Everybody knows the quote.
“The only constant in life is change.”
– Heraclitus
What does it mean though? Specifically, what does it mean for a team?
I often remember this quote when someone references Tuckman’s stages of group development. Most of the time the stages are seen as a journey. At the end of the journey, the team becomes Performing and corporate Nirvana is reached.
As a coach, one of my primary roles is to help teams improve, or help them become performing. These stages and a team’s ability to move from one to the next is a huge part of the value I can bring to a company. Of course, the idea of a team constantly moving along this path to arrive at Performing and live there the rest of a companies life is, in a word, fantasy.
The idea of reaching performing is not fantasy, the idea of reaching it and being set for the long haul is. The problem is that constant of change. Whenever a team undergoes change it is likely to slip back to a prior stage in the model.
The obvious sources of change are new team members, losing team members, and leadership changes. There are other, more subtle places it comes from though. For instance, one of the team members’ parents move into town, or a spouse loses a job. It doesn’t have to be big life events either. A child making a traveling sports team can really upset a summer schedule and affect work. In some cases, something as simple as a new snack machine vendor could have unforeseen consequences.
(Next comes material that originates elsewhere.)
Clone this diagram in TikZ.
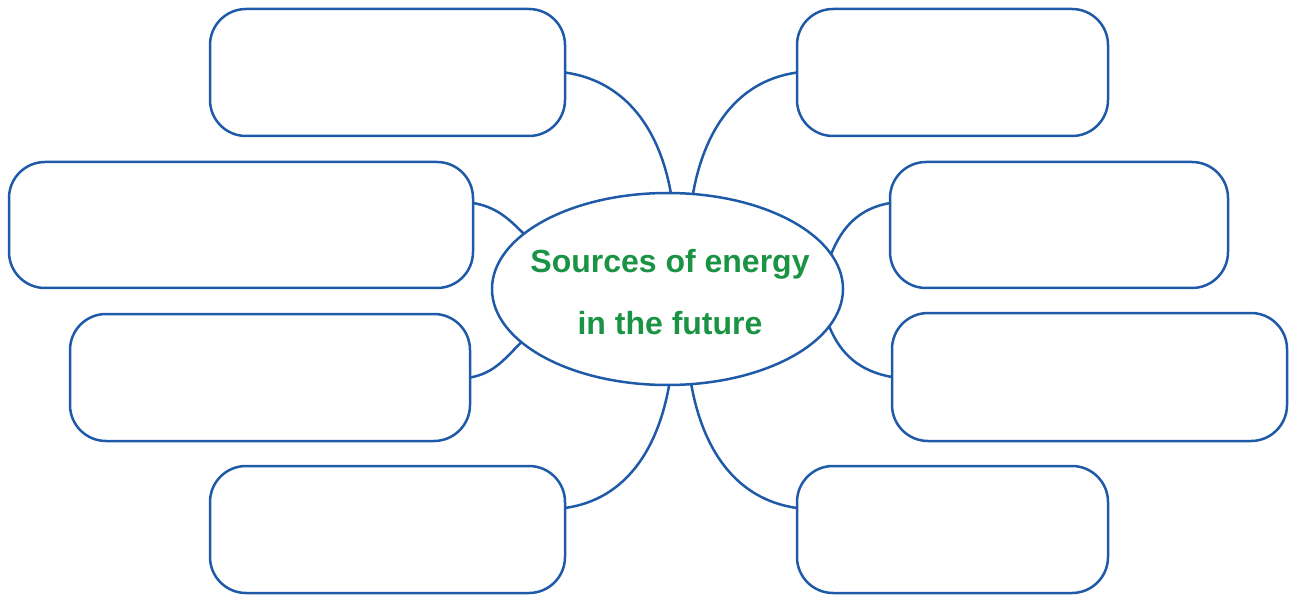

This isn’t a bash at Tuckman’s model. Truth is, it’s a very good one. Teams do go through stages, and when the project is temporary in nature a team can “finish” in a performing state. However, with today’s focus on product teams that go on for much longer than a development team may have in the past, there often isn’t a clear “end” in mind for a team when it is formed.
I like to approach the Tuckman model as more of a journey than a ladder. The team isn’t climbing its way to perfection, but rather on a journey of continuous improvement which is constantly adjusted. The destination guides the direction, but the focus needs to be on the journey and where the team is at. Every challenge the team hits doesn’t knock them back, it merely alters their path.